De nouveau me voici poussée, meurtrie, acculée contre l'arrière d'une automobile qu'on ouvre pour y hisser quelque chose de lourd, de long, d'inerte...

Aucun de ceux qui crient près de moi, autour de moi, ne distingue ce qui se passe ; mais ils crient par contagion, par imitation, puis-je dire par bienséance?...

- À mort! À mort!

Ce carrier blond aboie, mécaniquement, les yeux fixes ; un méridional dodu grasseye : « À mort! » sur le ton dont il dirait : « Mais parfaitement! » ou bien : Bis! au café-concert. J'admire, stupéfaite, deux midinettes, aussi gaies qu'à la foire de Neuilly, qui se tiennent par le bras, plient sous les bourrades, se laissent secouer et s'arrêtent de glapir : « À mort! À mort! » pour éclater de rire...
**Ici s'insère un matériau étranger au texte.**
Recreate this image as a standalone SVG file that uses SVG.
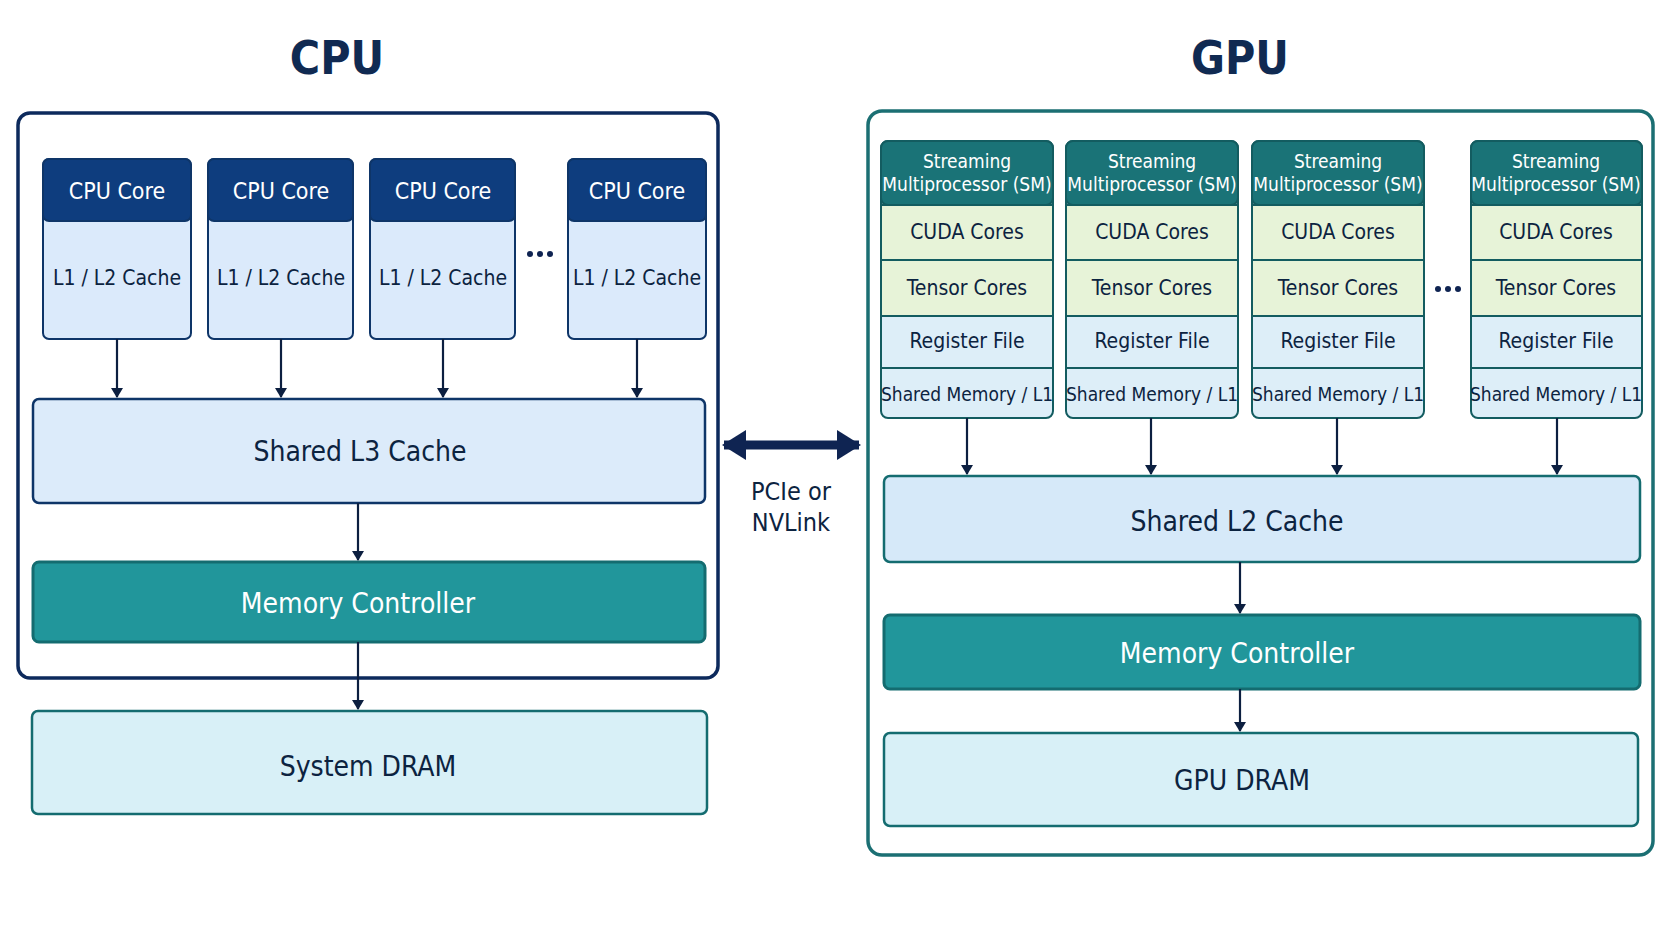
<svg xmlns="http://www.w3.org/2000/svg" width="1672" height="941" viewBox="0 0 1672 941">
<style>
text{font-family:"DejaVu Sans Condensed","DejaVu Sans","Liberation Sans",sans-serif;font-stretch:condensed;text-anchor:middle;dominant-baseline:central;fill:#0c2340}
.title{font-size:46px;font-weight:bold;fill:#102a52}
.hdr{fill:#0e3d7e;stroke:#0e3568;stroke-width:2}
.cache{fill:#dbeafb;stroke:#0e3568;stroke-width:2}
.ht{fill:#fff;font-size:23px}
.ct{font-size:21px}
.big{font-size:28px}
.teal{fill:#21969b;stroke:#146c70;stroke-width:3}
.smh{fill:#1a7377;stroke:#135c60;stroke-width:2}
.cuda{fill:#e7f3d8;stroke:#135c60;stroke-width:2}
.reg{fill:#ddeef8;stroke:#135c60;stroke-width:2}
.st{font-size:19px}
.wt{fill:#fff}
.ln{stroke:#0c1f40;stroke-width:2.2;fill:none}
</style>
<defs>
<marker id="ah" markerWidth="10" markerHeight="12" refX="9" refY="6" orient="auto" markerUnits="userSpaceOnUse"><path d="M0,0 L10,6 L0,12 z" fill="#0c1f40"/></marker>
<marker id="big" markerWidth="24" markerHeight="30" refX="22" refY="15" orient="auto-start-reverse" markerUnits="userSpaceOnUse"><path d="M0,0 L24,15 L0,30 z" fill="#0f2452"/></marker>
</defs>
<rect width="1672" height="941" fill="#fff"/>
<text class="title" x="337" y="58">CPU</text>
<text class="title" x="1240" y="58">GPU</text>
<g id="cpu"><rect x="18" y="113" width="700" height="565" rx="12" fill="#fff" stroke="#0d2a5c" stroke-width="3.5"/></g>
<g id="gpu"><rect x="868" y="111" width="785" height="744" rx="14" fill="#fff" stroke="#1b6f73" stroke-width="3.5"/></g>
<g id="core1"><rect class="cache" x="43" y="159" width="148" height="180" rx="6"/><rect class="hdr" x="43" y="159" width="148" height="62" rx="6"/><text class="ht" x="117" y="191">CPU Core</text><text class="ct" x="117" y="278">L1 / L2 Cache</text></g>
<g id="core2"><rect class="cache" x="208" y="159" width="145" height="180" rx="6"/><rect class="hdr" x="208" y="159" width="145" height="62" rx="6"/><text class="ht" x="281" y="191">CPU Core</text><text class="ct" x="281" y="278">L1 / L2 Cache</text></g>
<g id="core3"><rect class="cache" x="370" y="159" width="145" height="180" rx="6"/><rect class="hdr" x="370" y="159" width="145" height="62" rx="6"/><text class="ht" x="443" y="191">CPU Core</text><text class="ct" x="443" y="278">L1 / L2 Cache</text></g>
<g id="core4"><rect class="cache" x="568" y="159" width="138" height="180" rx="6"/><rect class="hdr" x="568" y="159" width="138" height="62" rx="6"/><text class="ht" x="637" y="191">CPU Core</text><text class="ct" x="637" y="278">L1 / L2 Cache</text></g>
<g id="cpu-dots" fill="#0f2452"><circle cx="530" cy="254" r="3"/><circle cx="540" cy="254" r="3"/><circle cx="550" cy="254" r="3"/></g>
<g id="l3"><rect x="33" y="399" width="672" height="104" rx="6" fill="#dcebfa" stroke="#0e3568" stroke-width="2.5"/><text class="big" x="360" y="451">Shared L3 Cache</text></g>
<g id="cpumc"><rect class="teal" x="33" y="562" width="672" height="80" rx="6"/><text class="big wt" x="358" y="603">Memory Controller</text></g>
<g id="sysdram"><rect x="32" y="711" width="675" height="103" rx="6" fill="#d8f0f7" stroke="#146c70" stroke-width="2.5"/><text class="big" x="368" y="766">System DRAM</text></g>
<g id="sm1"><rect class="reg" x="881" y="141" width="172" height="277" rx="7"/><rect class="smh" x="881" y="141" width="172" height="64" rx="7"/><text class="st wt" x="967" y="161">Streaming</text><text class="st wt" x="967" y="184">Multiprocessor (SM)</text><rect class="cuda" x="881" y="205" width="172" height="55"/><text class="ct" x="967" y="232">CUDA Cores</text><rect class="cuda" x="881" y="260" width="172" height="56"/><text class="ct" x="967" y="288">Tensor Cores</text><line x1="881" y1="368" x2="1053" y2="368" stroke="#135c60" stroke-width="2"/><text class="ct" x="967" y="341">Register File</text><text class="st" x="967" y="394">Shared Memory / L1</text></g>
<g id="sm2"><rect class="reg" x="1066" y="141" width="172" height="277" rx="7"/><rect class="smh" x="1066" y="141" width="172" height="64" rx="7"/><text class="st wt" x="1152" y="161">Streaming</text><text class="st wt" x="1152" y="184">Multiprocessor (SM)</text><rect class="cuda" x="1066" y="205" width="172" height="55"/><text class="ct" x="1152" y="232">CUDA Cores</text><rect class="cuda" x="1066" y="260" width="172" height="56"/><text class="ct" x="1152" y="288">Tensor Cores</text><line x1="1066" y1="368" x2="1238" y2="368" stroke="#135c60" stroke-width="2"/><text class="ct" x="1152" y="341">Register File</text><text class="st" x="1152" y="394">Shared Memory / L1</text></g>
<g id="sm3"><rect class="reg" x="1252" y="141" width="172" height="277" rx="7"/><rect class="smh" x="1252" y="141" width="172" height="64" rx="7"/><text class="st wt" x="1338" y="161">Streaming</text><text class="st wt" x="1338" y="184">Multiprocessor (SM)</text><rect class="cuda" x="1252" y="205" width="172" height="55"/><text class="ct" x="1338" y="232">CUDA Cores</text><rect class="cuda" x="1252" y="260" width="172" height="56"/><text class="ct" x="1338" y="288">Tensor Cores</text><line x1="1252" y1="368" x2="1424" y2="368" stroke="#135c60" stroke-width="2"/><text class="ct" x="1338" y="341">Register File</text><text class="st" x="1338" y="394">Shared Memory / L1</text></g>
<g id="sm4"><rect class="reg" x="1471" y="141" width="171" height="277" rx="7"/><rect class="smh" x="1471" y="141" width="171" height="64" rx="7"/><text class="st wt" x="1556" y="161">Streaming</text><text class="st wt" x="1556" y="184">Multiprocessor (SM)</text><rect class="cuda" x="1471" y="205" width="171" height="55"/><text class="ct" x="1556" y="232">CUDA Cores</text><rect class="cuda" x="1471" y="260" width="171" height="56"/><text class="ct" x="1556" y="288">Tensor Cores</text><line x1="1471" y1="368" x2="1642" y2="368" stroke="#135c60" stroke-width="2"/><text class="ct" x="1556" y="341">Register File</text><text class="st" x="1556" y="394">Shared Memory / L1</text></g>
<g id="gpu-dots" fill="#0f2452"><circle cx="1438" cy="289" r="3"/><circle cx="1448" cy="289" r="3"/><circle cx="1458" cy="289" r="3"/></g>
<g id="l2"><rect x="884" y="476" width="756" height="86" rx="6" fill="#d6e9f9" stroke="#146c70" stroke-width="2.5"/><text class="big" x="1237" y="521">Shared L2 Cache</text></g>
<g id="gpumc"><rect class="teal" x="884" y="615" width="756" height="74" rx="6"/><text class="big wt" x="1237" y="653">Memory Controller</text></g>
<g id="gpudram"><rect x="884" y="733" width="754" height="93" rx="6" fill="#d8f0f7" stroke="#146c70" stroke-width="2.5"/><text class="big" x="1242" y="780">GPU DRAM</text></g>
<g id="link"><text class="ct" x="791" y="491" style="font-size:25px">PCIe or</text><text class="ct" x="791" y="522" style="font-size:25px">NVLink</text></g>
<g id="connectors">
<line class="ln" x1="117" y1="339" x2="117" y2="397" marker-end="url(#ah)"/>
<line class="ln" x1="281" y1="339" x2="281" y2="397" marker-end="url(#ah)"/>
<line class="ln" x1="443" y1="339" x2="443" y2="397" marker-end="url(#ah)"/>
<line class="ln" x1="637" y1="339" x2="637" y2="397" marker-end="url(#ah)"/>
<line class="ln" x1="358" y1="503" x2="358" y2="560" marker-end="url(#ah)"/>
<line class="ln" x1="358" y1="642" x2="358" y2="709" marker-end="url(#ah)"/>
<line class="ln" x1="967" y1="418" x2="967" y2="474" marker-end="url(#ah)"/>
<line class="ln" x1="1151" y1="418" x2="1151" y2="474" marker-end="url(#ah)"/>
<line class="ln" x1="1337" y1="418" x2="1337" y2="474" marker-end="url(#ah)"/>
<line class="ln" x1="1557" y1="418" x2="1557" y2="474" marker-end="url(#ah)"/>
<line class="ln" x1="1240" y1="562" x2="1240" y2="613" marker-end="url(#ah)"/>
<line class="ln" x1="1240" y1="689" x2="1240" y2="731" marker-end="url(#ah)"/>
<line x1="724" y1="445" x2="859" y2="445" stroke="#0f2452" stroke-width="9" marker-start="url(#big)" marker-end="url(#big)"/>
</g>
</svg>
Entre les têtes, entre les épaules mouvantes, la masure m'apparaît, enlacée de flammes... Un homme se penche à une fenêtre éventrée et jette en bas un matelas, des draps trempés d'un sang si abondant et si rose dans le plein jour de midi qu'il me semble artificiel...

- À mort!

Comme les cris, ici, s'échauffent et s'enragent!... Je sens la voiture frémir, démarrer lentement. Il me faut derechef courir si je ne veux pas tomber sous les pieds de ceux qui la suivent... Son passage semble aimanter et entraîner la foule entière...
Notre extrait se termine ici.